* [EXERCISE GOAL] Retype exactly the lines from the first one through the line with "plt.rcParams['axes.unicode_minus'] = False", including both ends; skip any pictures.

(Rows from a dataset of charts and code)
***

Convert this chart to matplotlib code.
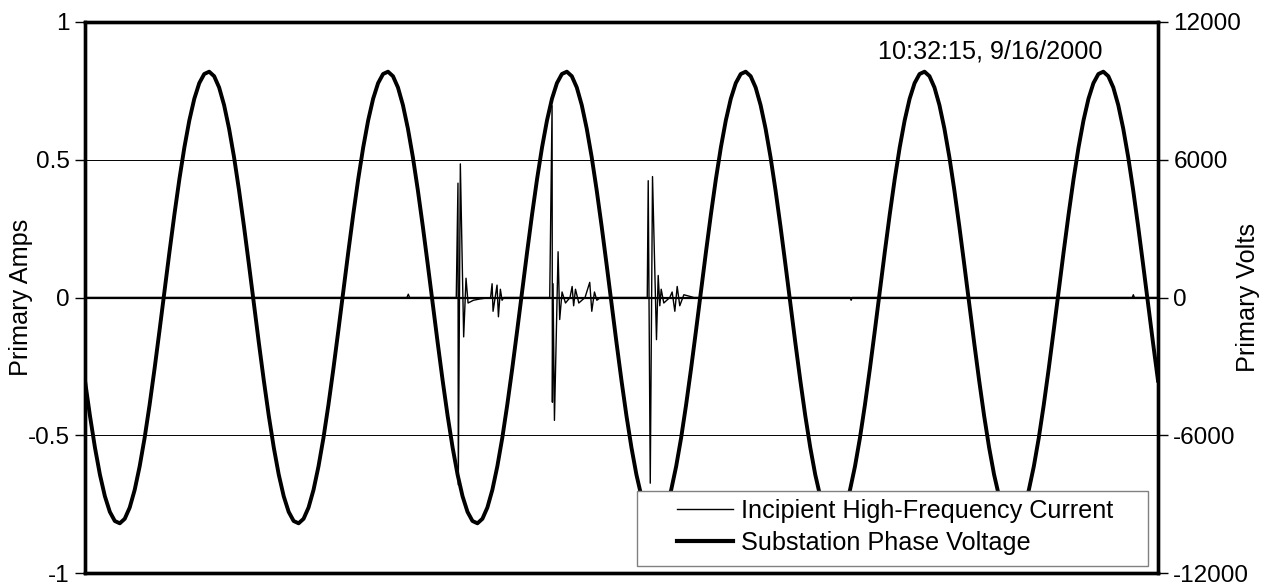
import matplotlib
matplotlib.use('Agg')
from matplotlib import pyplot as plt
from matplotlib.patches import Rectangle
import numpy as np

plt.rcParams['font.family'] = ['Liberation Sans', 'DejaVu Sans']
plt.rcParams['axes.unicode_minus'] = False

volts = [
    -3622, -5156, -6533, -7712, -8655, -9337, -9735, -9836, -9639, -9149, -8381, -7358, -6117, -4680, -3106, -1438, 275, 1979,
    3622, 5156, 6533, 7712, 8655, 9337, 9735, 9836, 9639, 9149, 8381, 7358, 6117, 4680, 3106, 1438, -275, -1979,
    -3622, -5156, -6533, -7712, -8655, -9337, -9735, -9836, -9639, -9149, -8381, -7358, -6117, -4680, -3106, -1438, 275, 1979,
    3622, 5156, 6533, 7712, 8655, 9337, 9735, 9836, 9639, 9149, 8381, 7358, 6117, 4680, 3106, 1438, -275, -1979,
    -3622, -5156, -6533, -7712, -8655, -9337, -9735, -9836, -9639, -9149, -8381, -7358, -6117, -4680, -3106, -1438, 275, 1979,
    3622, 5156, 6533, 7712, 8655, 9337, 9735, 9836, 9639, 9149, 8381, 7358, 6117, 4680, 3106, 1438, -275, -1979,
    -3622, -5156, -6533, -7712, -8655, -9337, -9735, -9836, -9639, -9149, -8381, -7358, -6117, -4680, -3106, -1438, 275, 1979,
    3622, 5156, 6533, 7712, 8655, 9337, 9735, 9836, 9639, 9149, 8381, 7358, 6117, 4680, 3106, 1438, -275, -1979,
    -3622, -5156, -6533, -7712, -8655, -9337, -9735, -9836, -9639, -9149, -8381, -7358, -6117, -4680, -3106, -1438, 275, 1979,
    3622, 5156, 6533, 7712, 8655, 9337, 9735, 9836, 9639, 9149, 8381, 7358, 6117, 4680, 3106, 1438, -275, -1979,
    -3622, -5156, -6533, -7712, -8655, -9337, -9735, -9836, -9639, -9149, -8381, -7358, -6117, -4680, -3106, -1438, 275, 1979,
    3622, 5156, 6533, 7712, 8655, 9337, 9735, 9836, 9639, 9149, 8381, 7358, 6117, 4680, 3106, 1438, -275, -1979,
    -3622,
]
volts_ms = np.linspace(0, 100, len(volts))

# Incipient high-frequency current (A)
amps_ms = [0, 30.0, 30.13, 30.25,
           34.6, 34.76, 34.79, 34.98, 35.29, 35.51, 35.7, 36.2, 36.85,
           37.8, 37.94, 38.03, 38.4, 38.53, 38.71, 38.87, 39.02,
           43.31, 43.53, 43.56, 43.62, 43.75, 44.09, 44.24, 44.46, 44.78,
           45.2, 45.4, 45.54, 45.71, 46.02, 46.6, 47.04, 47.23, 47.48, 47.7, 48.04,
           52.4, 52.49, 52.68, 52.89, 53.26, 53.42, 53.57, 53.7, 53.94,
           54.5, 54.72, 54.97, 55.19, 55.43, 55.81, 56.75,
           71.3, 71.4, 71.5, 97.6, 97.7, 97.8, 100]
amps = [0, 0, 0.012, 0,
        0, 0.415, -0.68, 0.485, -0.143, 0.07, -0.02, -0.01, -0.005,
        0, 0.05, -0.05, 0.045, -0.07, 0.03, -0.01, 0,
        0, 0.696, -0.38, 0.05, -0.446, 0.166, -0.08, 0.02, -0.02,
        0, 0.04, -0.03, 0.03, -0.02, 0, 0.055, -0.05, 0.02, -0.01, 0,
        0, 0.424, -0.674, 0.439, -0.153, 0.08, -0.03, 0.03, -0.02,
        0, 0.02, -0.05, 0.04, -0.03, 0.01, 0,
        0, -0.01, 0, 0, 0.01, 0, 0]

fs = 18.2
W, H = 1270, 584
fig = plt.figure(figsize=(W / 100, H / 100), dpi=100)
ax = fig.add_axes([85 / W, 1 - 573 / H, (1158 - 85) / W, (573 - 22) / H])
ax2 = ax.twinx()

ax.plot(amps_ms, amps, color='black', lw=1.0)
ax.axhline(0, color='black', lw=1.6, zorder=1)
ax.set_ylim(-1, 1)
ax.set_yticks([-1, -0.5, 0, 0.5, 1])
ax.set_yticklabels(['-1', '-0.5', '0', '0.5', '1'])
ax.yaxis.grid(True, color='black', lw=0.7)
ax.set_xlim(0, 100)
ax.set_xticks([])
ax.set_ylabel('Primary Amps', fontsize=fs)
ax.yaxis.set_label_coords(-0.048, 0.5)

ax2.plot(volts_ms, volts, color='black', lw=2.8, solid_joinstyle='round')
ax2.set_ylim(-12000, 12000)
ax2.set_yticks([-12000, -6000, 0, 6000, 12000])
ax2.set_ylabel('Primary Volts', fontsize=fs)
ax2.yaxis.set_label_coords(1.073, 0.5)

for a in (ax, ax2):
    a.tick_params(axis='y', labelsize=17.5, direction='out', length=7, width=1, pad=4)
    for s in a.spines.values():
        s.set_linewidth(2.4)

ax2.text((1102 - 85) / 1073, (573 - 52) / 551, '10:32:15, 9/16/2000', transform=ax.transAxes,
         ha='right', va='center', fontsize=fs)

# legend frame drawn on the figure, above the plot lines
fig.patches.append(Rectangle((637 / W, 1 - 566 / H), (1148 - 637) / W, 75 / H,
                             transform=fig.transFigure, facecolor='white',
                             edgecolor='#808080', lw=1.0, zorder=3))
h1, = ax.plot([], [], color='black', lw=1.0)
h2, = ax.plot([], [], color='black', lw=3.0)
fig.legend([h1, h2], ['Incipient High-Frequency Current', 'Substation Phase Voltage'],
           loc='upper left', bbox_to_anchor=(677 / W, 1 - 499 / H),
           frameon=False, fontsize=fs, handlelength=2.2, handletextpad=0.32,
           labelspacing=0.3, borderpad=0, borderaxespad=0)

fig.savefig('out.png', dpi=100)
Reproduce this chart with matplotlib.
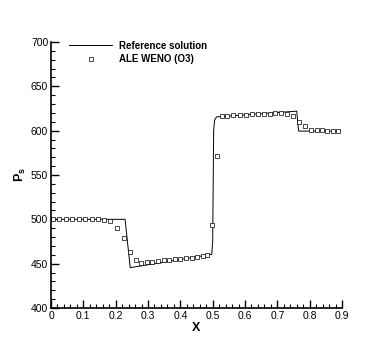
import numpy as np
import matplotlib.pyplot as plt
from matplotlib.ticker import MultipleLocator

# -------------------------------
# DATA
# -------------------------------

# reference solution (exact Riemann solution, piecewise)
ref_x = [0.0, 0.229, 0.245, 0.497, 0.500, 0.503, 0.506, 0.512,
         0.760, 0.764, 0.766, 0.895]
ref_p = [500.0, 500.0, 445.5, 460.5, 475.0, 600.0, 612.0, 615.5,
         622.0, 605.0, 599.5, 599.5]

# ALE WENO (O3) cell values
weno_x = [0.005, 0.026, 0.045, 0.065, 0.086, 0.105, 0.126, 0.145, 0.165,
          0.183, 0.205, 0.226, 0.244, 0.263, 0.279,
          0.296, 0.313, 0.330, 0.348, 0.365, 0.383, 0.400, 0.418, 0.435,
          0.453, 0.470, 0.483,
          0.497, 0.512,
          0.528, 0.545, 0.564, 0.583, 0.602, 0.621, 0.639, 0.658, 0.676,
          0.694, 0.711, 0.729, 0.748, 0.766, 0.785,
          0.803, 0.822, 0.838, 0.855, 0.873, 0.889]
weno_p = [500.0, 500.0, 500.0, 500.0, 500.0, 500.0, 500.0, 500.0, 499.6,
          498.5, 490.5, 478.5, 463.5, 454.0, 451.0,
          451.6, 452.3, 453.0, 453.7, 454.4, 455.0, 455.6, 456.2, 456.9,
          457.6, 458.4, 459.5,
          493.5, 571.5,
          616.5, 617.0, 617.3, 617.7, 618.0, 618.4, 618.7, 619.0, 619.3,
          619.6, 619.8, 618.8, 616.5, 610.0, 605.0,
          600.8, 600.4, 600.2, 600.1, 600.1, 600.1]

# -------------------------------
# STYLE
# -------------------------------

plt.rcParams['font.family'] = ['Liberation Sans', 'DejaVu Sans']
plt.rcParams['mathtext.fontset'] = 'custom'
plt.rcParams['mathtext.rm'] = 'Liberation Sans'
plt.rcParams['mathtext.bf'] = 'Liberation Sans:bold'
plt.rcParams['mathtext.it'] = 'Liberation Sans:italic'

# -------------------------------
# PLOT
# -------------------------------

fig = plt.figure(figsize=(3.9, 3.47), dpi=100)
ax = fig.add_axes([0.1308, 0.1124, 0.7462, 0.7666])

ax.plot(ref_x, ref_p, color='black', linewidth=0.7,
        label='Reference solution')
ax.plot(weno_x, weno_p, linestyle='none', marker='s', markersize=2.5,
        markerfacecolor='white', markeredgecolor='black',
        markeredgewidth=0.5, label='ALE WENO (O3)')

ax.set_xlim(0, 0.9)
ax.set_ylim(400, 700)

ax.xaxis.set_major_locator(MultipleLocator(0.1))
ax.xaxis.set_minor_locator(MultipleLocator(0.02))
ax.yaxis.set_major_locator(MultipleLocator(50))
ax.yaxis.set_minor_locator(MultipleLocator(10))
ax.set_xticks(np.arange(0, 0.91, 0.1))
ax.set_xticklabels(['0', '0.1', '0.2', '0.3', '0.4', '0.5',
                    '0.6', '0.7', '0.8', '0.9'])

ax.tick_params(which='both', direction='in', labelsize=7.5, width=1.0,
               top=False, right=False, pad=2)
ax.tick_params(which='major', length=6)
ax.tick_params(which='minor', length=3, width=0.8)

ax.spines['top'].set_visible(False)
ax.spines['right'].set_visible(False)
ax.spines['left'].set_linewidth(1.2)
ax.spines['bottom'].set_linewidth(1.2)

ax.set_xlabel('X', fontsize=9, fontweight='bold', labelpad=1)
ax.set_ylabel(r'$\mathbf{P_s}$', fontsize=9, labelpad=2)

leg = ax.legend(loc='upper left', bbox_to_anchor=(0.05, 1.02),
                frameon=False, fontsize=7, handlelength=4.4,
                handletextpad=0.7, labelspacing=0.4, borderaxespad=0)
for t in leg.get_texts():
    t.set_fontweight('bold')

fig.savefig('out.png', dpi=100)
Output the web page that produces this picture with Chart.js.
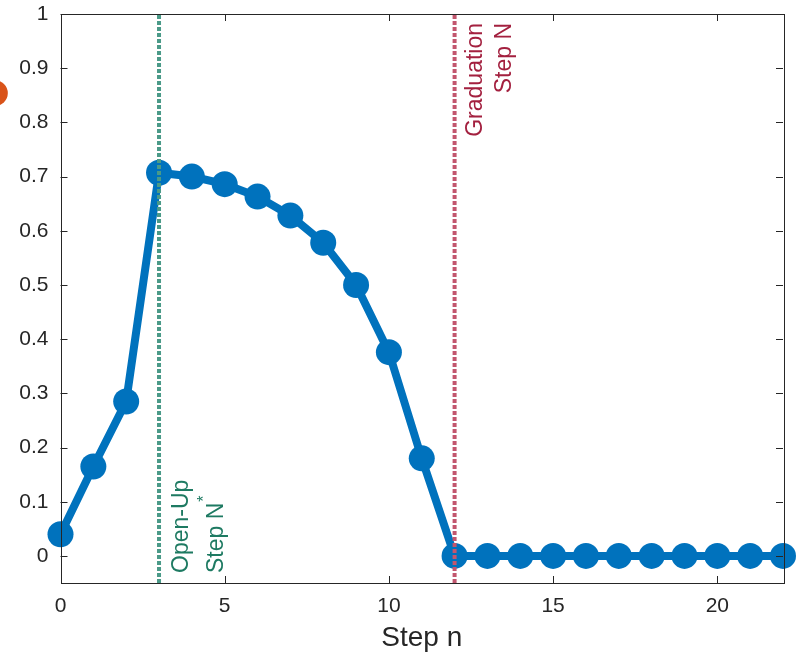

***

* [RESULT]
Convert this chart to matplotlib code.
import matplotlib
matplotlib.use('Agg')
from matplotlib import pyplot as plt
from matplotlib.patches import Rectangle
import numpy as np

plt.rcParams['font.family'] = ['Liberation Sans', 'DejaVu Sans']
plt.rcParams['axes.unicode_minus'] = False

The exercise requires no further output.